The first movement "Introduction: Litany of Endangered Plants" is scored for orchestra and chorus. Its text consists of the Latin names for various threatened and endangered plants exhibited in the W. J. Beal Botanical Garden. In the score program note, Zwilich noted, "This garden provides a living example of our human urge to plant and nurture as well as our capacity to uproot and destroy, and I found myself thinking about it long after the day of my visit to the gardens on the campus of Michigan State."

The second movement "Meditation on Living Fossils" is scored for orchestra only. It was inspired by the "Living Fossils" exhibit at the Beal garden, which the composer found "particularly moving and exciting."

The third movement "A Pastoral Journey" is scored for chorus, orchestra, and the children's choir playing handbells. Its text was adapted from the Bible by the composer. Rather than reference a specific garden, this movement "simply offers a musical celebration of them."
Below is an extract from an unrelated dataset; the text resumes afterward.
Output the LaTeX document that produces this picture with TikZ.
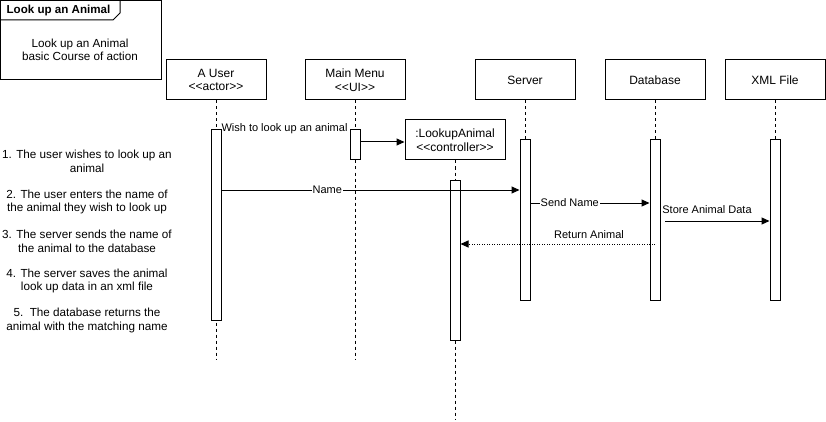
\documentclass[tikz,border=0pt]{standalone}
\usepackage{fontspec}
\setmainfont{Liberation Sans}
\usetikzlibrary{arrows.meta,calc}
\begin{document}
\begin{tikzpicture}[x=1pt,y=-1pt,
  line width=1pt,
  every node/.style={font=\fontsize{12pt}{13.5pt}\selectfont},
  head/.style={draw, fill=white, minimum width=100pt, minimum height=40pt, align=center, inner sep=0pt},
  actbox/.style={draw, fill=white, minimum width=10pt, inner sep=0pt},
  lifeline/.style={dash pattern=on 3pt off 3pt},
  msg/.style={-{Triangle[length=8pt,width=7pt]}},
  retmsg/.style={-{Triangle[length=8pt,width=7pt]}, dash pattern=on 1pt off 1.5pt},
  note/.style={align=center, inner sep=0pt, font=\fontsize{11.7pt}{13.5pt}\selectfont},
  msgtext/.style={inner sep=0pt, font=\fontsize{11pt}{13pt}\selectfont},
  lbl/.style={msgtext, fill=white, inner sep=1pt}]
\useasboundingbox (0,0) rectangle (826,422);

% frame with its name tab
\draw (0.5,0.5) -- (161,0.5) -- (161,80) -- (0.5,80) -- cycle;
\draw (0.5,20) -- (113,20) -- (120,13) -- (120,0.5);
\node[inner sep=0pt, font=\bfseries\fontsize{11.6pt}{13.5pt}\selectfont] (ftitle) at (58.5,11) {Look up an Animal};
\node[note] (fbody) at (80,50) {Look up an Animal\\basic Course of action};

% lifeline heads
\node[head] (user) at (216,80) {A User\\{<}{<}actor{>}{>}};
\node[head] (menu) at (355,80) {Main Menu\\{<}{<}UI{>}{>}};
\node[head] (ctrl) at (455,140) {:LookupAnimal\\{<}{<}controller{>}{>}};
\node[head] (server) at (525,80) {Server};
\node[head] (db) at (655,80) {Database};
\node[head] (xml) at (775,80) {XML File};

% lifeline ends
\coordinate (userend) at (216,360);
\coordinate (menuend) at (355,360);
\coordinate (ctrlend) at (455,420);
\coordinate (serverend) at (525,300);
\coordinate (dbend) at (655,300);
\coordinate (xmlend) at (775,300);

\draw[lifeline] (user.south) -- (userend);
\draw[lifeline] (menu.south) -- (menuend);
\draw[lifeline] (ctrl.south) -- (ctrlend);
\draw[lifeline] (server.south) -- (serverend);
\draw[lifeline] (db.south) -- (dbend);
\draw[lifeline] (xml.south) -- (xmlend);

% activation bars
\node[actbox, minimum height=190pt] (ua) at (216,225) {};
\node[actbox, minimum height=30pt] (ma) at (355,145) {};
\node[actbox, minimum height=160pt] (ca) at (455,260) {};
\node[actbox, minimum height=160pt] (sa) at (525,220) {};
\node[actbox, minimum height=160pt] (da) at (655,220) {};
\node[actbox, minimum height=160pt] (xa) at (775,220) {};

% messages
\node[msgtext] (wish) at (284.5,129) {Wish to look up an animal};
\draw[msg] (ma.east |- 0,142) -- (ctrl.west |- 0,142);
\draw[msg] (ua.east |- 0,190) -- node[lbl, pos=0.355] {Name} (sa.west |- 0,190);
\draw[msg] (sa.east |- 0,203) -- node[lbl, pos=0.33] {Send Name} (da.west |- 0,203);
\coordinate (storestart) at (665,221);
\draw[msg] (storestart) -- (xa.west |- storestart);
\node[msgtext] (storelbl) at (707,210) {Store Animal Data};
\coordinate (retstart) at (655,244);
\draw[retmsg] (retstart) -- (ca.east |- retstart);
\node[msgtext] (retlbl) at (589,235) {Return Animal};

% numbered steps
\node[note] (n1) at (87,161.5) {1. The user wishes to look up an\\animal};
\node[note] (n2) at (87,202) {2. The user enters the name of\\the animal they wish to look up};
\node[note] (n3) at (87,241.5) {3. The server sends the name of\\the animal to the database};
\node[note] (n4) at (87,281) {4. The server saves the animal\\look up data in an xml file};
\node[note] (n5) at (87,320.5) {5.\ \ The database returns the\\animal with the matching name};
\end{tikzpicture}
\end{document}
The final movement "The Children's Promise" is scored for full forces and was inspired by the Michigan 4-H Children's Garden, which the composer described as "a place of powerful beauty and delightful education." She added, "I was moved by the care given to helping children understand their need to cherish and preserve the natural world they inherit." The text for this movement was written by Erik LaMont, which interprets a Native American lyric for the children's chorus and uses the Latin names of plants from the 4-H Garden for the adult chorus.

===Structure===
The symphony has a duration of approximately 28 minutes in performance and is cast in four movements:

===Instrumentation===
The work is scored for SATB chorus, children's choir, and a large orchestra comprising piccolo, two flutes, two oboes, English horn, two clarinets, bass clarinet, two bassoons, contrabassoon, four horns, three trumpets, two trombones, bass trombone, tuba, timpani, three percussionists, and strings.

==Reception==
ClassicsToday described the symphony as "clearly Zwilich's best symphonic work to date."